The grassroots movement pushing for healthier food that has been growing around the world over the past decade is being led by a new kind of optimism and a sustainable set of ideals.
And Sutherland secondary is showing us one way to grow the movement with a local environmental initiative that may be a model for other schools to follow. The Sutherland Schoolyard Market Garden at 1860 Sutherland Ave., North Vancouver, officially opened on June 12 with local politicians, North Vancouver school district staff and representatives of sustainable food groups on hand. A first of its kind on the North Shore, the schoolyard market garden at Sutherland is intended to be an outdoor, green-learning classroom.
The garden's deeper purpose was eloquently summed up by Emily Jubenvill, manager of the Edible Garden Project at North Shore Neighbourhood House.
Jubenvill was busy with her duties at the garden's opening but managed some time to talk to me, explaining her perspective as we walked beside a long raised bed of organically grown carrots that swayed and shimmered in the late afternoon breeze.
"Schoolyard market gardens are outdoor, handson learning classrooms where school communities come together to learn about food systems, environmental sustainability, connection to the land and community," she said.
The market garden at Sutherland is approximately one-third of an acre in size and it's perched atop a little knoll in front of the school. It's an unassuming little plot of land with big potential to change the way children learn about growing healthy food, free from pesticides, in a sustainable manner that protects and enhances the soil and the earth.
During my K-12 education, learning about food consisted of obscure references in biology, botany or earth sciences and time spent learning how to cook in home economics. The same reality was more or less true for my children.
The new optimists, however, see the path to change through the minds of children.
"It doesn't take much to leave a positive impression on a child," said Dennis Charland of the Plant a Seed See What Grows Foundation (seewhatgrows. org). His organization works to create a "healthier generation through experiences that connect people to the land while providing opportunities to improve communities."
Charland was among the many community partners present at the opening, including Vancity, the Great Canadian Landscaping Company and Whole Foods. Along with the City of North Vancouver, Neptune Terminals, United Rentals, Holiday Inn Suites, Onni, Telus and the Real Estate Foundation of B.C. that also support the work of the Edible Garden Project.
The Sutherland Schoolyard Market Garden has so many supporters it's hard to thank them all, but one of the most vocal advocates for the project is Cynthia Bunbury who helped cut the ceremonial ribbon at the opening.

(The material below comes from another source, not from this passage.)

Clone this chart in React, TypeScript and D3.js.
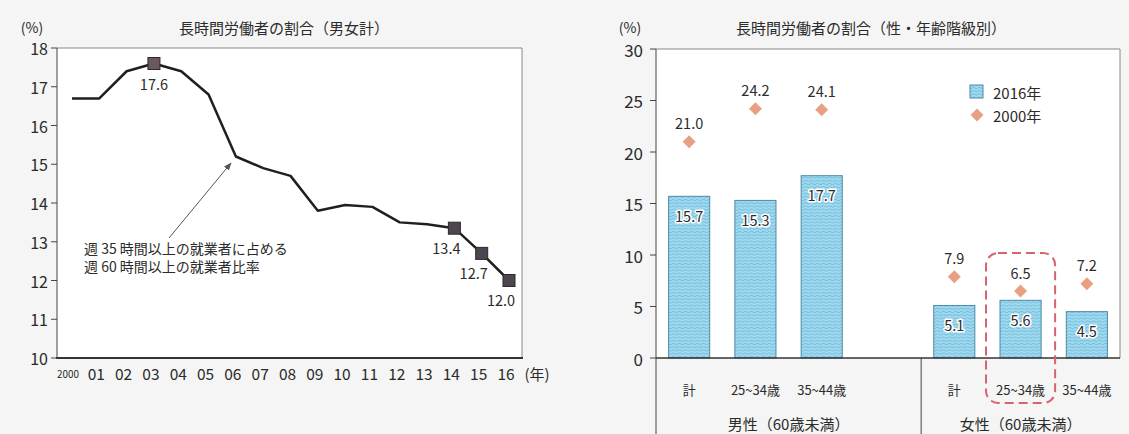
import React from "react";
import * as d3 from "d3";

// ---- Left chart data: 長時間労働者の割合（男女計）
const years = ["2000", "01", "02", "03", "04", "05", "06", "07", "08", "09", "10", "11", "12", "13", "14", "15", "16"];
const shareValues = [16.7, 16.7, 17.4, 17.6, 17.4, 16.8, 15.2, 14.9, 14.7, 13.8, 13.95, 13.9, 13.5, 13.45, 13.35, 12.7, 12.0];
const markedYears = ["03", "14", "15", "16"];
const markedLabels = ["17.6", "13.4", "12.7", "12.0"];
const leftTicks = [10, 11, 12, 13, 14, 15, 16, 17, 18];

// ---- Right chart data: 長時間労働者の割合（性・年齢階級別）
const slotKeys = ["m0", "m1", "m2", "gap", "f0", "f1", "f2"];
const barKeys = ["m0", "m1", "m2", "f0", "f1", "f2"];
const ageLabels = ["計", "25~34歳", "35~44歳", "計", "25~34歳", "35~44歳"];
const groupNames = ["男性（60歳未満）", "女性（60歳未満）"];
const values2016 = [15.7, 15.3, 17.7, 5.1, 5.6, 4.5];
const values2000 = [21.0, 24.2, 24.1, 7.9, 6.5, 7.2];
const rightTicks = [0, 5, 10, 15, 20, 25, 30];

const FONT = "'Noto Sans CJK JP', 'Noto Sans', sans-serif";
const TXT = "#2b2b2b";
const DIAMOND = "#E8A083";

export default function App() {
  // left scales
  const lx = d3.scalePoint<string>().domain(years).range([72, 509]);
  const ly = d3.scaleLinear().domain([10, 18]).range([358, 48]);
  const line = d3
    .line<number>()
    .x((_, i) => lx(years[i]) as number)
    .y((d) => ly(d));

  // right scales
  const rLeft = 656;
  const rRight = 1120;
  const rx = d3.scaleBand<string>().domain(slotKeys).range([rLeft, rRight]).paddingInner(0.38).paddingOuter(0.19);
  const ry = d3.scaleLinear().domain([0, 30]).range([358, 49]);
  const step = (rRight - rLeft) / slotKeys.length;
  const dividerX = rLeft + step * slotKeys.indexOf("f0");
  const groupCenters = [(rLeft + dividerX) / 2, (dividerX + rRight) / 2];

  const diamond = (cx: number, cy: number, r: number) =>
    `M${cx},${cy - r}L${cx + r},${cy}L${cx},${cy + r}L${cx - r},${cy}Z`;

  const hilite = "f1";

  return (
    <svg
      width={1129}
      height={434}
      style={{ position: "fixed", left: 0, top: 0, background: "#f4f5f4" }}
      fontFamily={FONT}
    >
      <defs>
        <pattern id="wave" width={6} height={3.2} patternUnits="userSpaceOnUse">
          <rect width={6} height={3.2} fill="#a2daef" />
          <path d="M0,1.6 Q1.5,0.2 3,1.6 T6,1.6" fill="none" stroke="#58aed1" strokeWidth={0.8} />
        </pattern>
        <marker id="arrow" viewBox="0 0 10 10" refX={9} refY={5} markerWidth={8} markerHeight={8} orient="auto">
          <path d="M0,1L10,5L0,9Z" fill="#555" />
        </marker>
      </defs>

      {/* ================= LEFT CHART ================= */}
      <text x={32} y={27} fontSize={14} fill={TXT} textAnchor="middle" dominantBaseline="central">(%)</text>
      <text x={284} y={27} fontSize={15} fill={TXT} textAnchor="middle" dominantBaseline="central">
        長時間労働者の割合（男女計）
      </text>
      <rect x={57} y={48} width={465} height={310} fill="#fff" stroke="none" />
      <line x1={57} x2={522} y1={48} y2={48} stroke="#888" strokeWidth={1} />
      <line x1={522} x2={522} y1={48} y2={358} stroke="#888" strokeWidth={1} />
      <line x1={57} x2={57} y1={48} y2={358} stroke="#444" strokeWidth={1} />
      <line x1={56} x2={523} y1={358} y2={358} stroke="#333" strokeWidth={2} />
      {leftTicks.map((t) => (
        <g key={t}>
          <line x1={51} x2={57} y1={ly(t)} y2={ly(t)} stroke="#444" />
          <text x={48} y={ly(t)} fontSize={16} fill={TXT} textAnchor="end" dominantBaseline="central">
            {t}
          </text>
        </g>
      ))}
      {years.map((yr) =>
        yr === "2000" ? (
          <text key={yr} x={(lx(yr) as number) - 4} y={373} fontSize={11} fill={TXT} textAnchor="middle"
            dominantBaseline="central" textLength={22} lengthAdjust="spacingAndGlyphs">
            {yr}
          </text>
        ) : (
          <text key={yr} x={(lx(yr) as number) - 3} y={373} fontSize={15.5} fill={TXT} textAnchor="middle" dominantBaseline="central">
            {yr}
          </text>
        )
      )}
      <text x={537} y={373} fontSize={15} fill={TXT} textAnchor="middle" dominantBaseline="central">(年)</text>

      <path d={line(shareValues) || ""} fill="none" stroke="#1f1f1f" strokeWidth={2.5} strokeLinejoin="round" />
      {markedYears.map((yr, i) => {
        const idx = years.indexOf(yr);
        const cx = lx(yr) as number;
        const cy = ly(shareValues[idx]);
        return (
          <rect key={yr} x={cx - 6} y={cy - 6} width={12} height={12} fill={i === 0 ? "#6a5862" : "#4d4550"} stroke="#2a2a2a" strokeWidth={1} />
        );
      })}
      {markedYears.map((yr, i) => {
        const idx = years.indexOf(yr);
        const cx = lx(yr) as number;
        const cy = ly(shareValues[idx]);
        const pos = i === 0 ? { x: cx, y: cy + 20 } : { x: cx - 8, y: cy + 19 };
        return (
          <text key={"l" + yr} x={pos.x} y={pos.y} fontSize={14.5} fill={TXT} textAnchor="middle" dominantBaseline="central">
            {markedLabels[i]}
          </text>
        );
      })}
      <line x1={169} y1={238} x2={231} y2={163} stroke="#555" strokeWidth={1} markerEnd="url(#arrow)" />
      <text x={84} y={248} fontSize={14} fill={TXT} dominantBaseline="central">週 35 時間以上の就業者に占める</text>
      <text x={84} y={266} fontSize={14} fill={TXT} dominantBaseline="central">週 60 時間以上の就業者比率</text>

      {/* ================= RIGHT CHART ================= */}
      <text x={630} y={27} fontSize={14} fill={TXT} textAnchor="middle" dominantBaseline="central">(%)</text>
      <text x={871} y={27} fontSize={15} fill={TXT} textAnchor="middle" dominantBaseline="central">
        長時間労働者の割合（性・年齢階級別）
      </text>
      <rect x={rLeft} y={49} width={rRight - rLeft} height={309} fill="#fff" />
      <line x1={rLeft} x2={rRight} y1={49} y2={49} stroke="#888" />
      <line x1={rRight} x2={rRight} y1={49} y2={358} stroke="#888" />
      <line x1={rLeft} x2={rLeft} y1={49} y2={434} stroke="#444" />
      <line x1={dividerX} x2={dividerX} y1={358} y2={434} stroke="#444" />
      {rightTicks.map((t) => (
        <g key={t}>
          <line x1={650} x2={rLeft} y1={ry(t)} y2={ry(t)} stroke="#444" />
          <text x={643} y={ry(t)} fontSize={17} fill={TXT} textAnchor="end" dominantBaseline="central">
            {t}
          </text>
        </g>
      ))}

      {barKeys.map((k, i) => {
        const x = rx(k) as number;
        const w = rx.bandwidth();
        return (
          <rect key={k} x={x} y={ry(values2016[i])} width={w} height={ry(0) - ry(values2016[i])}
            fill="url(#wave)" stroke="#4c8aa6" strokeWidth={1} />
        );
      })}
      <line x1={rLeft} x2={rRight} y1={358} y2={358} stroke="#333" strokeWidth={1.5} />
      {barKeys.map((k, i) => {
        const cx = (rx(k) as number) + rx.bandwidth() / 2;
        return (
          <text key={"bl" + k} x={cx} y={ry(values2016[i]) + 19} fontSize={14.5} fill={TXT} textAnchor="middle"
            dominantBaseline="central" stroke="#fff" strokeWidth={3} paintOrder="stroke" strokeLinejoin="round">
            {values2016[i].toFixed(1)}
          </text>
        );
      })}
      {barKeys.map((k, i) => {
        const cx = (rx(k) as number) + rx.bandwidth() / 2;
        const cy = ry(values2000[i]);
        return (
          <g key={"d" + k}>
            <path d={diamond(cx, cy, 6.5)} fill={DIAMOND} />
            <text x={cx} y={cy - 19} fontSize={14.5} fill={TXT} textAnchor="middle" dominantBaseline="central">
              {values2000[i].toFixed(1)}
            </text>
          </g>
        );
      })}
      {barKeys.map((k, i) => {
        const cx = (rx(k) as number) + rx.bandwidth() / 2;
        return (
          <text key={"c" + k} x={cx} y={389} fontSize={13} fill={TXT} textAnchor="middle" dominantBaseline="central">
            {ageLabels[i]}
          </text>
        );
      })}
      {groupNames.map((g, i) => (
        <text key={g} x={groupCenters[i]} y={423} fontSize={15} fill={TXT} textAnchor="middle" dominantBaseline="central">
          {g}
        </text>
      ))}

      {/* highlight box */}
      {(() => {
        const x = (rx(hilite) as number) - 14;
        const w = rx.bandwidth() + 28;
        return (
          <rect x={x} y={253} width={w} height={150} rx={12} ry={12} fill="none" stroke="#D8636B"
            strokeWidth={2} strokeDasharray="9,5" />
        );
      })()}

      {/* legend */}
      <rect x={970} y={85} width={13} height={13} fill="url(#wave)" stroke="#4c8aa6" />
      <text x={993} y={92} fontSize={15} fill={TXT} dominantBaseline="central">2016年</text>
      <path d={diamond(977, 115, 6.5)} fill={DIAMOND} />
      <text x={993} y={115} fontSize={15} fill={TXT} dominantBaseline="central">2000年</text>
    </svg>
  );
}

Bunbury is a teacher at Sutherland and a firecracker of a lady with energy, enthusiasm and the courage to do something about a problem. At least that was my impression of her - her students may think differently.
As City of North Vancouver Mayor Darrell Mussatto said jokingly during his speech at the opening, "I know Cynthia well from the weekly emails she started sending me three or four years ago."
Bunbury started out teaching drama, English and French then changed to teaching social justice and came up with the idea to create a garden at the school to teach students firsthand about growing healthy food. Bunbury and Jubenvill have been working for some time to convince City of North Vancouver and North Vancouver school district officials to allow the garden's construction at Sutherland. For anyone who has not been involved in projects like the market garden, approvals involve funding sources, insurance requirements, security issues and ongoing operational concerns. But new ideas also require changing peoples' perceptions. One of the key approvals for the project came from Superintendent of Schools for North Vancouver, John Lewis. Lewis and Sutherland principal Ray Bodnaruk made a good decision to approve the garden and seem to have been reassured enough by Bunbury and Jubenvill that the garden will enhance education, not detract from it.
Bunbury's focus on the social justice aspect of the garden offers an intriguing thought: Is access to healthy, nutritious and affordable food a basic human right?
"Children need restorative experiences that connect them with the earth. They need to be connected with the soil and the food they eat to understand what healthy food means, and how to grow it sustainably," says Bunbury, who grew up on a farm.
Bunbury also commented that she thought current world food production was adequate to feed everyone if, "We would just stop wasting the 25 per cent of our food supply that is thrown away each year."
I applaud the North Vancouver school district and the City of North Vancouver for taking a chance on this project.
Perhaps our children can now learn how to grow healthy food more sustainably than past generations.